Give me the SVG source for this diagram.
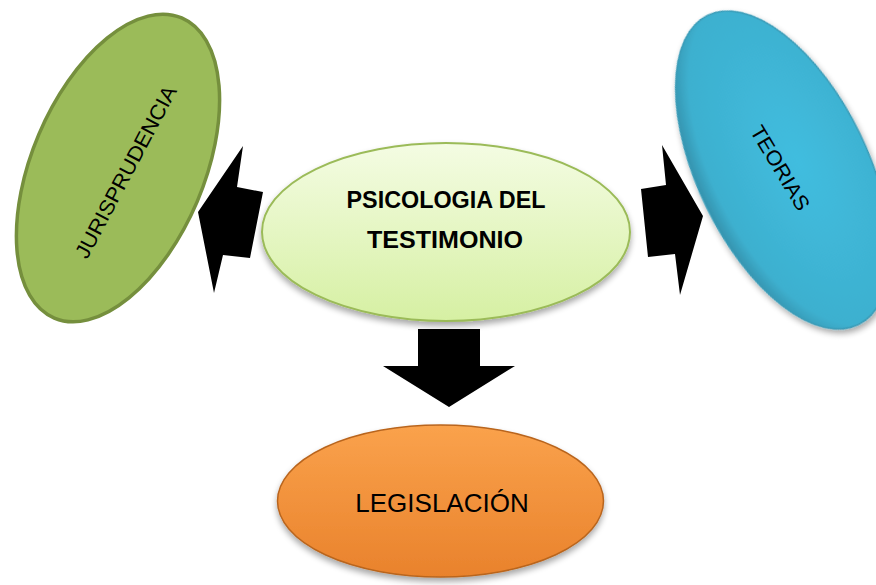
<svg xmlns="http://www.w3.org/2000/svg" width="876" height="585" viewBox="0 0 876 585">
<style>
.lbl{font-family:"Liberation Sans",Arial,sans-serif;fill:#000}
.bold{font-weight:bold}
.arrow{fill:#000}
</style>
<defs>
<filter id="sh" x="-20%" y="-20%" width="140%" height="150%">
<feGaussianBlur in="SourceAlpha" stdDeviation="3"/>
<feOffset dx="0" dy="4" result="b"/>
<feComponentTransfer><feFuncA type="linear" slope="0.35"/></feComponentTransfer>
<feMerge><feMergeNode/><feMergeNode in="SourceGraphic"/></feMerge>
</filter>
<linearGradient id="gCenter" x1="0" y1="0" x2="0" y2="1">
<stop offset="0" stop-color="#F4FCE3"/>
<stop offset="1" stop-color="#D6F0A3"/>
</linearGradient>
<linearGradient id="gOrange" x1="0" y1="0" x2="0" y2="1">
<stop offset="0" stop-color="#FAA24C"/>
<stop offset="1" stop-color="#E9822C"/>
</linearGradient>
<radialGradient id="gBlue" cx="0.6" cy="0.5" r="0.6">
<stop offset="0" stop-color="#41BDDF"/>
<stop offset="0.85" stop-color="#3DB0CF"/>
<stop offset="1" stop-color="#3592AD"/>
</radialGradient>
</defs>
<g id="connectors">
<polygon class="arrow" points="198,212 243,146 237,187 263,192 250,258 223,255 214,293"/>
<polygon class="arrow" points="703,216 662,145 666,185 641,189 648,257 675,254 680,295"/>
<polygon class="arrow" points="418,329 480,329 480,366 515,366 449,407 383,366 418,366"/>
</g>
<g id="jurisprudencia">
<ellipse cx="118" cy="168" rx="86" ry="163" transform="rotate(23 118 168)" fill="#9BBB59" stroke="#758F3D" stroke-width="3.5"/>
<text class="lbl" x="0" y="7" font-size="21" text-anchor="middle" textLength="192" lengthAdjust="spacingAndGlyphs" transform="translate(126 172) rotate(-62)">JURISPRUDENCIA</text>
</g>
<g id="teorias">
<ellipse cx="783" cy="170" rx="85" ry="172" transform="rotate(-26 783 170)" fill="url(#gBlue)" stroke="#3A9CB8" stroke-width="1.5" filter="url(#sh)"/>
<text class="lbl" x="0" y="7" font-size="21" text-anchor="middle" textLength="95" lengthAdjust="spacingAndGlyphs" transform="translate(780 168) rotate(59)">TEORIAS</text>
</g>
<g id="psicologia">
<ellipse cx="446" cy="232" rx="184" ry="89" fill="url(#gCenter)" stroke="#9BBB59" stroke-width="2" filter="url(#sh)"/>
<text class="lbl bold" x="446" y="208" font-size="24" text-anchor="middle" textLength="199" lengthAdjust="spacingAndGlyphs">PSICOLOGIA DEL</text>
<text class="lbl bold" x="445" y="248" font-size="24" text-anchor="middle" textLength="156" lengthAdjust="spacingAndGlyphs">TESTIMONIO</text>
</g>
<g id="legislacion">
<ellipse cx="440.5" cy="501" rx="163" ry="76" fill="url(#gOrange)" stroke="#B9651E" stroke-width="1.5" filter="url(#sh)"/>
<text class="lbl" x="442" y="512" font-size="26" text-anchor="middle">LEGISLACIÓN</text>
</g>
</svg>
══════════════════════════════
Write out the listing above again, exactly, but with no pictures in the copy.

Give me the SVG source for this diagram.
<svg xmlns="http://www.w3.org/2000/svg" width="876" height="585" viewBox="0 0 876 585">
<style>
.lbl{font-family:"Liberation Sans",Arial,sans-serif;fill:#000}
.bold{font-weight:bold}
.arrow{fill:#000}
</style>
<defs>
<filter id="sh" x="-20%" y="-20%" width="140%" height="150%">
<feGaussianBlur in="SourceAlpha" stdDeviation="3"/>
<feOffset dx="0" dy="4" result="b"/>
<feComponentTransfer><feFuncA type="linear" slope="0.35"/></feComponentTransfer>
<feMerge><feMergeNode/><feMergeNode in="SourceGraphic"/></feMerge>
</filter>
<linearGradient id="gCenter" x1="0" y1="0" x2="0" y2="1">
<stop offset="0" stop-color="#F4FCE3"/>
<stop offset="1" stop-color="#D6F0A3"/>
</linearGradient>
<linearGradient id="gOrange" x1="0" y1="0" x2="0" y2="1">
<stop offset="0" stop-color="#FAA24C"/>
<stop offset="1" stop-color="#E9822C"/>
</linearGradient>
<radialGradient id="gBlue" cx="0.6" cy="0.5" r="0.6">
<stop offset="0" stop-color="#41BDDF"/>
<stop offset="0.85" stop-color="#3DB0CF"/>
<stop offset="1" stop-color="#3592AD"/>
</radialGradient>
</defs>
<g id="connectors">
<polygon class="arrow" points="198,212 243,146 237,187 263,192 250,258 223,255 214,293"/>
<polygon class="arrow" points="703,216 662,145 666,185 641,189 648,257 675,254 680,295"/>
<polygon class="arrow" points="418,329 480,329 480,366 515,366 449,407 383,366 418,366"/>
</g>
<g id="jurisprudencia">
<ellipse cx="118" cy="168" rx="86" ry="163" transform="rotate(23 118 168)" fill="#9BBB59" stroke="#758F3D" stroke-width="3.5"/>
<text class="lbl" x="0" y="7" font-size="21" text-anchor="middle" textLength="192" lengthAdjust="spacingAndGlyphs" transform="translate(126 172) rotate(-62)">JURISPRUDENCIA</text>
</g>
<g id="teorias">
<ellipse cx="783" cy="170" rx="85" ry="172" transform="rotate(-26 783 170)" fill="url(#gBlue)" stroke="#3A9CB8" stroke-width="1.5" filter="url(#sh)"/>
<text class="lbl" x="0" y="7" font-size="21" text-anchor="middle" textLength="95" lengthAdjust="spacingAndGlyphs" transform="translate(780 168) rotate(59)">TEORIAS</text>
</g>
<g id="psicologia">
<ellipse cx="446" cy="232" rx="184" ry="89" fill="url(#gCenter)" stroke="#9BBB59" stroke-width="2" filter="url(#sh)"/>
<text class="lbl bold" x="446" y="208" font-size="24" text-anchor="middle" textLength="199" lengthAdjust="spacingAndGlyphs">PSICOLOGIA DEL</text>
<text class="lbl bold" x="445" y="248" font-size="24" text-anchor="middle" textLength="156" lengthAdjust="spacingAndGlyphs">TESTIMONIO</text>
</g>
<g id="legislacion">
<ellipse cx="440.5" cy="501" rx="163" ry="76" fill="url(#gOrange)" stroke="#B9651E" stroke-width="1.5" filter="url(#sh)"/>
<text class="lbl" x="442" y="512" font-size="26" text-anchor="middle">LEGISLACIÓN</text>
</g>
</svg>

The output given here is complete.